The victims of this genocide—for which no acknowledgment or repentance have ever been expressed—acquire a face in their ethnic kinsman Dersu Uzala across the Russian border, a member of an ethnicity which was similarly dying out under Russian and Chinese forays into Siberian territory. With this historical fact in mind, Dersu’s wisdom and culture are not just those of primordial mankind, but those of a particular people exterminated as subhuman for their alleged lack of wisdom and culture. This message is encoded in the film as silently as are its other references to the Russo-Japanese war and other wars to come.

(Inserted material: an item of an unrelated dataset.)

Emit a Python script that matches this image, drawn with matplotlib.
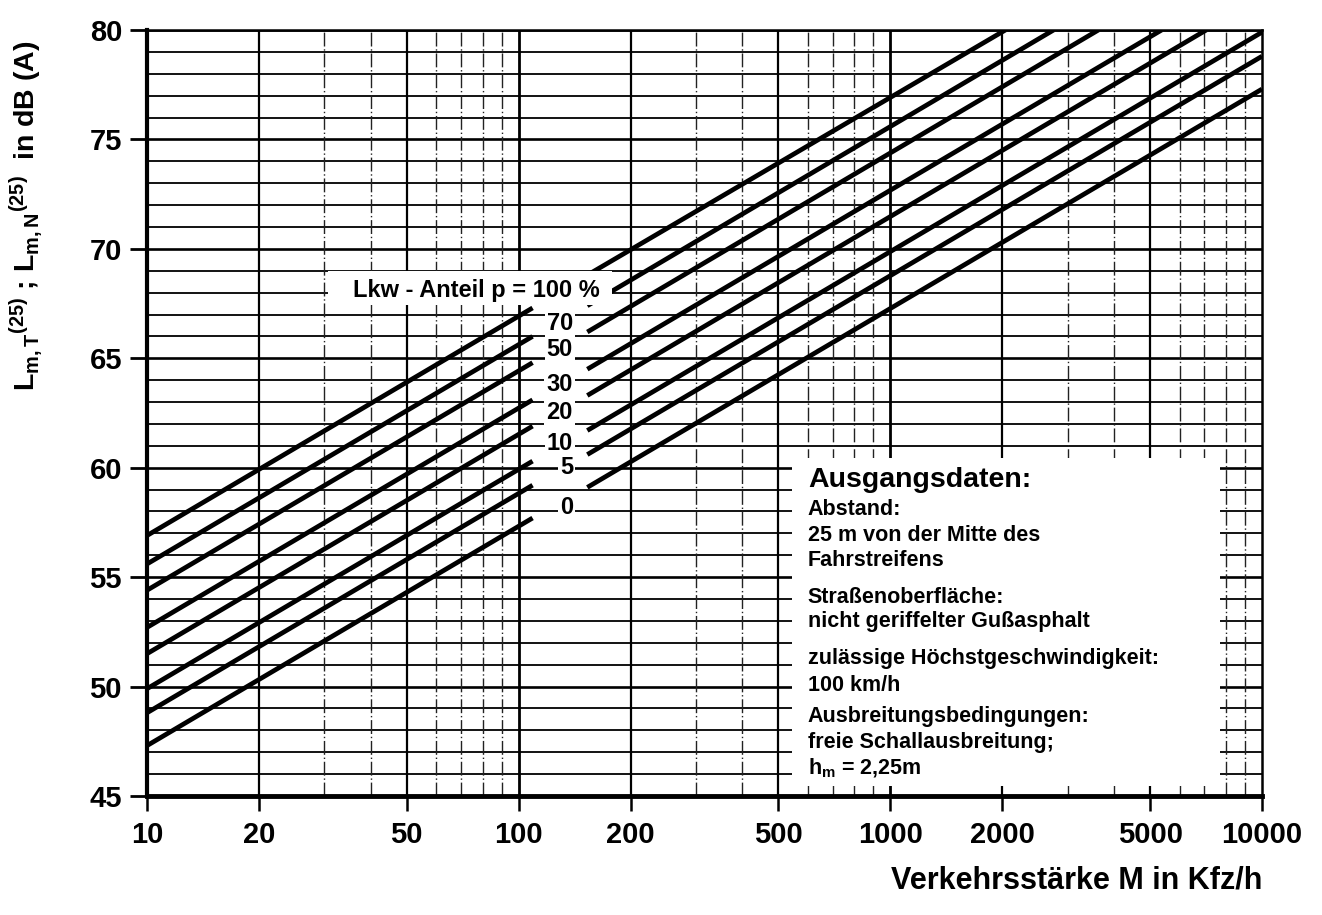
import numpy as np
import matplotlib
matplotlib.use("Agg")
import matplotlib.pyplot as plt
from matplotlib.patches import Rectangle
from matplotlib.ticker import NullLocator, FixedLocator

plt.rcParams['font.family'] = ['Liberation Sans', 'DejaVu Sans']
plt.rcParams['mathtext.fontset'] = 'custom'
plt.rcParams['mathtext.rm'] = 'Liberation Sans:bold'
plt.rcParams['mathtext.it'] = 'Liberation Sans:bold'
plt.rcParams['mathtext.bf'] = 'Liberation Sans:bold'

# Lkw-Anteil p in %
anteil = [0, 5, 10, 20, 30, 50, 70, 100]
anteil_txt = ["0", "5", "10", "20", "30", "50", "70"]

# linker Ast der Kurven (M = 10 ... 109 Kfz/h)
m_links = [10, 109]
L_links_start = [47.3, 48.8, 49.9, 51.5, 52.7, 54.4, 55.6, 56.9]
L_links_ende = [57.7, 59.2, 60.3, 61.9, 63.1, 64.8, 66.0, 67.3]

# rechter Ast (ab M = 153 Kfz/h bis zum Rand)
m_rechts_start = 153
L_rechts_start = [59.1, 60.6, 61.7, 63.3, 64.5, 66.2, 67.4, 68.8]
m_rechts_ende = [10000, 10000, 10000, 7080, 5370, 3630, 2750, 2040]
L_rechts_ende = [77.3, 78.8, 79.9, 80.0, 80.0, 80.0, 80.0, 80.0]

x_ticks = [10, 20, 50, 100, 200, 500, 1000, 2000, 5000, 10000]
y_ticks = [45, 50, 55, 60, 65, 70, 75, 80]

info_zeilen = ["Abstand:", "25 m von der Mitte des", "Fahrstreifens",
               "Straßenoberfläche:", "nicht geriffelter Gußasphalt",
               "zulässige Höchstgeschwindigkeit:", "100 km/h",
               "Ausbreitungsbedingungen:", "freie Schallausbreitung;",
               r"h$_m$ = 2,25m"]

fig = plt.figure(figsize=(13.22, 9.15), dpi=100)
ax = fig.add_axes([0.1112, 0.1301, 0.8434, 0.8371])
ax.set_xscale("log")
ax.set_xlim(10, 10000)
ax.set_ylim(45, 80)

# Raster
for y in range(45, 81):
    ax.axhline(y, color="black", lw=1.9 if y % 5 == 0 else 1.3, zorder=1)
for d in [10, 100, 1000]:
    for k in range(1, 10):
        x = d * k
        if k == 1:
            ax.axvline(x, color="black", lw=2.0, zorder=1)
        elif k in (2, 5):
            ax.axvline(x, color="black", lw=1.6, zorder=1)
        else:
            ax.axvline(x, color="#222222", lw=1.0, ls=(0, (10, 2, 1, 2)), zorder=1)

# Kasten Ausgangsdaten
ax.add_patch(Rectangle((543, 45.45), 7710 - 543, 60.44 - 45.45,
                       facecolor="white", edgecolor="none", zorder=2))

# Kurven
for i in range(len(anteil)):
    ax.plot(m_links, [L_links_start[i], L_links_ende[i]], color="black",
            lw=3.4, solid_capstyle="butt", zorder=3)
    ax.plot([m_rechts_start, m_rechts_ende[i]], [L_rechts_start[i], L_rechts_ende[i]],
            color="black", lw=3.4, solid_capstyle="butt", zorder=3)

# Beschriftung Lkw-Anteil
ax.add_patch(Rectangle((30.7, 67.45), 178 - 30.7, 69.0 - 67.45,
                       facecolor="white", edgecolor="none", zorder=4))
ax.text(77, 68.1, "Lkw - Anteil p = 100 %", fontsize=17, fontweight="bold",
        ha="center", va="center", zorder=5)
label_y = [58.2, 60.0, 61.1, 62.5, 63.8, 65.4, 66.6]
for t, y in zip(anteil_txt, label_y):
    ax.text(140, y, t, fontsize=17, fontweight="bold", ha="right", va="center", zorder=5,
            bbox=dict(facecolor="white", edgecolor="none", pad=1.5))

# Text Ausgangsdaten
ax.text(600, 59.44, "Ausgangsdaten:", fontsize=20.5, fontweight="bold", va="center", zorder=5)
zeilen_y = [58.07, 56.88, 55.74, 54.09, 52.95, 51.26, 50.07, 48.61, 47.42, 46.28]
for t, y in zip(info_zeilen, zeilen_y):
    ax.text(600, y, t, fontsize=15.5, fontweight="bold", va="center", zorder=5)

# Achsen
ax.xaxis.set_major_locator(FixedLocator(x_ticks))
ax.xaxis.set_minor_locator(NullLocator())
ax.set_xticklabels([str(v) for v in x_ticks])
ax.set_yticks(y_ticks)
ax.tick_params(axis="y", length=12, width=2, pad=6, labelsize=21)
ax.tick_params(axis="x", length=11, width=1.8, pad=7, labelsize=21)
for lab in ax.get_xticklabels() + ax.get_yticklabels():
    lab.set_fontweight("bold")
ax.spines["left"].set_linewidth(3)
ax.spines["bottom"].set_linewidth(3.5)
ax.spines["top"].set_linewidth(1.8)
ax.spines["right"].set_linewidth(1.8)
for s in ax.spines.values():
    s.set_zorder(6)

fig.text(0.9546, 0.038, "Verkehrsstärke M in Kfz/h", fontsize=22, fontweight="bold",
         ha="right", va="center")
fig.text(0.02, 0.764, r"L$_{m,T}{}^{(25)}$ ; L$_{m,N}{}^{(25)}$  in dB (A)",
         fontsize=20.5, fontweight="bold", rotation=90, ha="center", va="center")

fig.savefig("out.png", dpi=100)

The grave of Dersu Uzala is erased by the encroachments of civilization, but this civilization is not just that of the Russian Tsarist and then Soviet Empire. A Japanese audience can equally see itself as complicit in the erasure of Dersu’s grave in Manchuria—an erasure for which Kurosawa tries to compensate cinematically by ending the film with Arseniev erecting Dersu’s walking stick as a makeshift memorial over his grave. The last shot is a close-up of the forked upper side of the walking stick that has accompanied Dersu throughout the film. The forked stick of the real Dersu, as we can judge from historical photographs, was held with the fork down to the earth. Kurosawa turns it meaningfully downside up, to make the fork visible. This is not just a random choice. The forked stick represents the Nanai shamanic symbol of the World Tree and becomes a visual leitmotif of the film. The whole cosmology of the Nanai is condensed in this sign. Taken out of the film’s context and frozen into a sign on its own, this symbol transcends its intimate function as a memorial for Arseniev’s deceased friend and becomes a symbol for a whole ethnicity that has suddenly disappeared from the surface of the Earth. Not in vain, Kurosawa insisted that he wouldn’t make a film without interest for the Japanese audience. And it is hardly surprising that his film encountered only a lukewarm reception in Japan with Kurosawa being unwilling to announce its message from the rooftops. He left it to his viewers to search for his film’s meaning. But to uncover this meaning was not a comfortable enterprise.